When I woke up, the only thing I remembered was the "tail" of the dreams: a beautiful music that had something - I couldn't remember what - to do with stacks of gold coins or money.
I didn't dwell on it, but I did try to recall the music; and for a few minutes after waking up I was able to repeat the tune. (It was something I had never heard before.)
And then, of course, I stopped thinking about the dream altogether, all the more so because there was no specific mood associated with it (I do remember feeling very happy hearing ht music, but there was no impression of a powerful "message" lingering, as sometimes happens).

In the afternoon I met with an aunt of mine and her daughter, my cousin. As we were talking about some unimportant things, my aunt mentioned a cashier. At that point my cousin jumped in and said: "Right! That reminds me! I had the weirdest dream last night: about a cash register playing a song..."


Walfrido Garcia: Dockside Dreams, taken from here.


At this point I found myself staring at her and remembering my dream at the same time: yes, that was it - it was an open cash register that the music was coming out of. That's what all those stacks of "gold coins" that I vaguely remembered were.

I told my cousin that I had the exact same dream. I told her so with a straight face, and even though she said she believed me, I am not sure she did.

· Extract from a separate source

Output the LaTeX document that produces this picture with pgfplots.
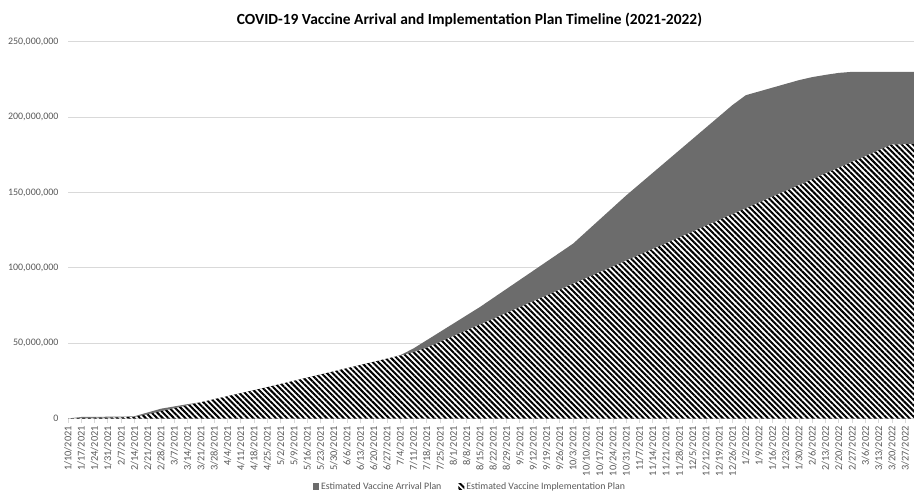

I asked her - and tried to remember myself - whether there was anything on television or in the newspapers in the previous days that could have made us both dream of that. She couldn't remember, and neither do I.
(At this point probably I should mention that I have an exceptionally good memory and, even more to the point, that I am usually very "aware" of my own thoughts and reactions to my surroundings. In other words, it's not easy to pump anything into my head without my knowledge.)

I asked my cousin about the details, but there few she could remember: that she was happy and she laughed when she saw those cash drawers open rhythmically, with all those stacks of coins, and the music came out of it.
So was I. Her description sounds exactly like what I remember from my dream.
(At least now you know what makes our hearts sing...;)

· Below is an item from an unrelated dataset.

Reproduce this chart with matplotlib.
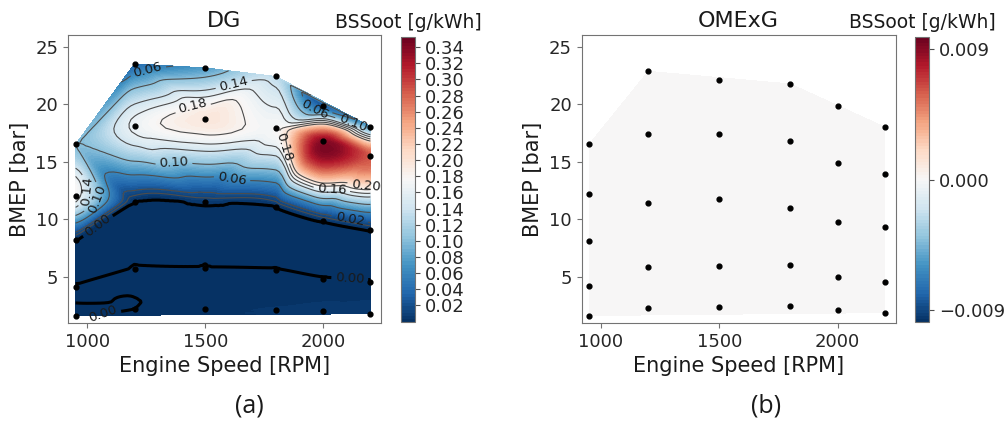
import numpy as np
import matplotlib.pyplot as plt
import matplotlib.tri as mtri

# operating points, DG panel (a)
dg_speed = [950, 950, 950, 950, 950,
            1200, 1200, 1200, 1200, 1200,
            1500, 1500, 1500, 1500, 1500,
            1800, 1800, 1800, 1800, 1800,
            2000, 2000, 2000, 2000, 2000,
            2200, 2200, 2200, 2200, 2200]
dg_bmep = [16.5, 12.05, 8.2, 4.1, 1.65,
           23.5, 18.1, 11.5, 5.7, 2.25,
           23.15, 18.7, 11.5, 5.75, 2.2,
           22.4, 17.9, 11.1, 5.6, 2.15,
           19.85, 16.8, 9.85, 4.85, 2.0,
           18.05, 15.5, 9.05, 4.6, 1.8]
dg_soot = [0.10, 0.175, 0.0005, 0.0003, -0.0002,
           0.035, 0.165, 0.0005, 0.0003, 0.0,
           0.075, 0.195, 0.004, 0.0003, 0.002,
           0.13, 0.175, 0.0005, 0.0003, 0.003,
           0.03, 0.335, 0.0005, 0.0003, 0.004,
           0.07, 0.285, 0.0005, 0.0003, 0.005]

# operating points, OMExG panel (b)
om_speed = [950, 950, 950, 950, 950,
            1200, 1200, 1200, 1200, 1200,
            1500, 1500, 1500, 1500, 1500,
            1800, 1800, 1800, 1800, 1800,
            2000, 2000, 2000, 2000, 2000,
            2200, 2200, 2200, 2200, 2200]
om_bmep = [16.5, 12.2, 8.15, 4.2, 1.65,
           22.85, 17.45, 11.45, 5.9, 2.3,
           22.1, 17.45, 11.75, 5.95, 2.35,
           21.75, 16.8, 11.0, 6.05, 2.45,
           19.8, 14.9, 9.8, 5.0, 2.1,
           18.0, 13.9, 9.35, 4.55, 1.9]
om_soot = [0.0] * 30

dg_ticks = [0.02, 0.04, 0.06, 0.08, 0.10, 0.12, 0.14, 0.16, 0.18,
            0.20, 0.22, 0.24, 0.26, 0.28, 0.30, 0.32, 0.34]
om_ticks = [-0.009, 0.0, 0.009]
line_levels = [0.01, 0.02, 0.06, 0.10, 0.14, 0.16, 0.18, 0.20]


def smooth_field(x, y, z):
    # interpolate on normalised coordinates so the triangles are not squashed
    x = np.asarray(x, float)
    y = np.asarray(y, float)
    z = np.asarray(z, float)
    sx, sy = 1250.0, 22.0
    tri_n = mtri.Triangulation(x / sx, y / sy)
    interp = mtri.CubicTriInterpolator(tri_n, z, kind='geom')
    refiner = mtri.UniformTriRefiner(tri_n)
    tri_r, z_r = refiner.refine_field(z, triinterpolator=interp, subdiv=4)
    tri = mtri.Triangulation(tri_r.x * sx, tri_r.y * sy, tri_r.triangles)
    return tri, z_r


def style_axes(ax):
    for s in ax.spines.values():
        s.set_color('0.45')
    ax.tick_params(colors='0.45', labelcolor='0.15', labelsize=13)
    ax.set_xlim(918, 2245)
    ax.set_ylim(1.0, 26.0)
    ax.set_xticks([1000, 1500, 2000])
    ax.set_yticks([5, 10, 15, 20, 25])
    ax.set_xlabel('Engine Speed [RPM]', fontsize=15, color='0.1')
    ax.set_ylabel('BMEP [bar]', fontsize=15, color='0.1')


fig = plt.figure(figsize=(10.08, 4.21), dpi=100)
ax1 = fig.add_axes([0.0675, 0.2328, 0.3105, 0.684])
cax1 = fig.add_axes([0.3975, 0.234, 0.0144, 0.679])
ax2 = fig.add_axes([0.577, 0.2328, 0.3115, 0.684])
cax2 = fig.add_axes([0.9077, 0.234, 0.0142, 0.679])

# (a) DG
tri1, z1 = smooth_field(dg_speed, dg_bmep, dg_soot)
lo1, hi1 = -0.0012, 0.353
z1 = np.clip(z1, lo1, hi1)
cf1 = ax1.tricontourf(tri1, z1, levels=np.linspace(lo1, hi1, 90), cmap='RdBu_r')
cl = ax1.tricontour(tri1, z1, levels=line_levels, colors='0.3', linewidths=0.8)
ax1.clabel(cl, [0.02, 0.06, 0.10, 0.14, 0.16, 0.18, 0.20],
           fmt='%.2f', fontsize=9.5, colors='0.1', inline=True)
c0 = ax1.tricontour(tri1, z1, levels=[0.0], colors='k', linewidths=2.2)
ax1.clabel(c0, fmt='%.2f', fontsize=9.5, colors='0.1', inline=True)
ax1.scatter(dg_speed, dg_bmep, s=12, c='k', zorder=5)
ax1.set_title('DG', fontsize=16, color='0.1', pad=6)
style_axes(ax1)

cb1 = fig.colorbar(cf1, cax=cax1, ticks=dg_ticks)
cb1.ax.tick_params(labelsize=13, colors='0.3', labelcolor='0.15')
cb1.outline.set_edgecolor('0.45')
cb1.ax.set_title('BSSoot [g/kWh]', fontsize=13.5, color='0.1', pad=6)

# (b) OMExG
tri2, z2 = smooth_field(om_speed, om_bmep, om_soot)
lo2, hi2 = -0.00984, 0.00984
cf2 = ax2.tricontourf(tri2, z2, levels=np.linspace(lo2, hi2, 90), cmap='RdBu_r')
ax2.scatter(om_speed, om_bmep, s=12, c='k', zorder=5)
ax2.set_title('OMExG', fontsize=16, color='0.1', pad=6)
style_axes(ax2)

cb2 = fig.colorbar(cf2, cax=cax2, ticks=om_ticks)
cb2.ax.tick_params(labelsize=13, colors='0.3', labelcolor='0.15')
cb2.outline.set_edgecolor('0.45')
cb2.ax.set_title('BSSoot [g/kWh]', fontsize=13.5, color='0.1', pad=6)

fig.text(249 / 1008, 1 - 406 / 421, '(a)', fontsize=18, family='Open Sans',
         ha='center', va='center', color='0.1')
fig.text(766 / 1008, 1 - 406 / 421, '(b)', fontsize=18, family='Open Sans',
         ha='center', va='center', color='0.1')

fig.savefig('out.png', dpi=100)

In order to test... I don't really know what, I even tried a trick - I asked her: "Didn't you have a similar dream a while ago? Remember?"

She didn't remember.
(Of course not.)
Nor do I remember having a similar dream at any point in my life.

Whatever it was, nobody will convince me it was a "coincidence". I mean, what are the odds of that happening?

But whatever it was, it was not the first time it happened in my family.
My mother told me, a long time ago, that when she was a girl she shared a dream with her mother.

My grandmama being the down-to-earth-person that she was (and I must say, most of my family are like that) didn't dwell on it or even try to analyse it. Luckily, my mother remembered it. And I'll always regret Carl Gustav Jung never got to learn about their dream, as I am sure he would have been fascinated by it and would probably offer some interesting explanation.

What could be the explanation for such a phenomenon?
Based on other, non-dream experiences and lifelong thoughts about these matters I am inclined to think that families and friendships - perhaps any sort of interpersonal relationship - are more than more or less temporary physical conglomerates. The "pool" of their shared input - thoughts, emotions, experiences - may transcend the mere visible physical realm; and it may even outlive all of the individual members that contribute to it and tap from it.
If that is so, then it could be considered a sort of "timespace" in its own right.

And that is the reason why I wrote about this here, even though it doesn't seem to have anything to do with time "slips".
If something so deeply individual-seeming as a dream image is accessible, or generated by, or both, by more than one person at the same time, it inevitably opens the question about the nature of
space - and thereby the question of the nature of Time.